(Pagani, Italy) The Redemptorist Provincial Archive of Pagani could be linked to a very interesting discovery. – “We have found garments with drawings and stains that represent probably a kind of blood writing. After various researches, we have discovered that they could have belonged to the visionary of the apparitions of La Salette, in France, in 1846, Mélanie Calvat”- informs Fr. Antonio Pupo, C.Ss.R, director of the archive.
It is good to remember that the apparitions of the Blessed Virgin at La Salette have been officially recognised by the Church, as have the first messages revealed by the two little visionaries. On the other hand, in the various biographies of the visionary Mélanie Calvat, there is no mention of mystical phenomena. However, St Hannibal M. Di Francia mentions them in one of his testimonies. This discovery, therefore, could be important for a re-reading of the controversial story of this visionary, who, among other things, had some Redemptorist fathers of the time as confessors.
In the following article, Prof. Giovanni Pepe, who is a collaborator of the Provincial Archives of Pagani, presents a brief biography of the visionary of La Salette and describes how this unexpected discovery came about.
Mélanie Calvat,
the shepherdess of La Salette
On Saturday 19 September 1846, at three o’clock in the afternoon, on a mountain near the village of La Salette-Fallavaux, a very small village (today it has just 73 inhabitants) in the Isère department in France, Our Lady appeared to two shepherd children: Mélanie Calvat, 15 years old, and Maxim Giraud, 11. After five years of investigation, the Church recognised the apparition as true and the event became the cornerstone of the subsequent apparitions of Lourdes and Fatima.
The event caused such a stir in the 19th century that several churches and shrines around the world are dedicated to the Virgin of La Salette.

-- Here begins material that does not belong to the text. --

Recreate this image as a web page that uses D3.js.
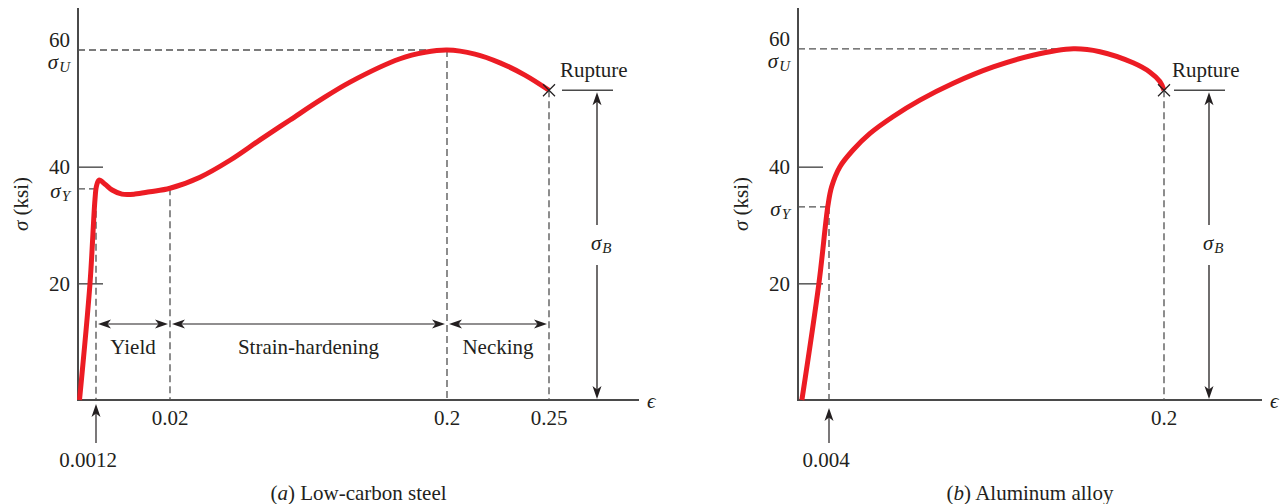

La Salette Sanctuary, France: The two shepherd children Melanie Calvat and Maxim Giraud receiving Our Lady’s message (Photo: cathopic.com)
Mélanie Calvat (Photo: Wikimedia Commons)
The story of Mélanie Calvat, one of the two visionaries, was quite tormented in the following years. After the apparition, the girl was placed in the Convent of the Sisters of Providence in Corenc, near Grenoble. Oppressed by the French Church, she moved to the Carmel of Darlington in England in 1855. In 1860 she entered the Congregation of the Sisters of Compassion in Marseilles. She was sent, together with a companion, to the convent of Kefalonia to open an orphanage. She returned to Marseilles in 1864. Three years later, Mélanie, who had not been admitted to profession, moved to Castellammare di Stabia, in the province of Naples, where she was received by Mgr Francesco Petagna, Bishop of that diocese. She lived in Stabia for 17 years. In 1892, she left the town to move to Galatina, where she stayed for five years. Here she met Canon Annibale Maria di Francia, who convinced her to move to Messina and entrusted her with the direction of the formation of the Sisters of Divine Zeal. As agreed with the future saint, she left the Sicilian city the following year and returned to France. Determined, however, to leave her homeland for good, she asked for help from one of her confessors, the Redemptorist Father Alfonso Fusco, nephew of the more famous Raffaele and Emanuele Fusco. The Rector of the Sanctuary of Pompeii, the Dominican Father Carlo Cecchini, was asked for help. The Dominican Father Carlo Cecchini, who in the meantime had been appointed Bishop of Altamura, invited her to move to the Apulian city. Here, Melanie lived in complete anonymity until her death on 14th December 1904.
St Hannibal Mary of France tried to have a regular canonical process for Melanie’s beatification opened, but everything came to a standstill after her death in 1927.
A few years ago, Father Ciro Avella found in the provincial archives of the Congregation in Pagani (SA), a box containing women’s clothing with imprinted figures and sacred symbols. Not knowing who they belonged to and why they were kept there, and aware that there was a risk that they would be lost, he took them to Ciorani (SA) while waiting to find out what they were. Intrigued, for several years I studied the photos I had taken of them, and finally last December, in collaboration with the head of the provincial archives, Fr Antonio Pupo, we brought them back to Pagani, where they were properly catalogued. There are about forty artefacts with images imprinted on them which, on a cursory investigation, appear to be hemographs [a neologism to indicate the spontaneous and mysterious appearance of blood writing, i.e. sentences (but also drawings)].
By chance, while studying, in the archives, a manuscript of the Redemptorist Father Salvatore Schiavone containing a short biography of the Redemptorist Father Vincenzo Venditti (1819-1898), I read a sentence that made me rejoice and clarified the origin of the mysterious garments: “[Venditti] was the confessor of the Servant of God Melania, and had the burnt shirts of that one with the image of the Souls in Purgatory”.
We hope that such important finds will not fall into oblivion again, knowing that they can contribute to a rewriting of the tormented story of the shepherdess of La Salette.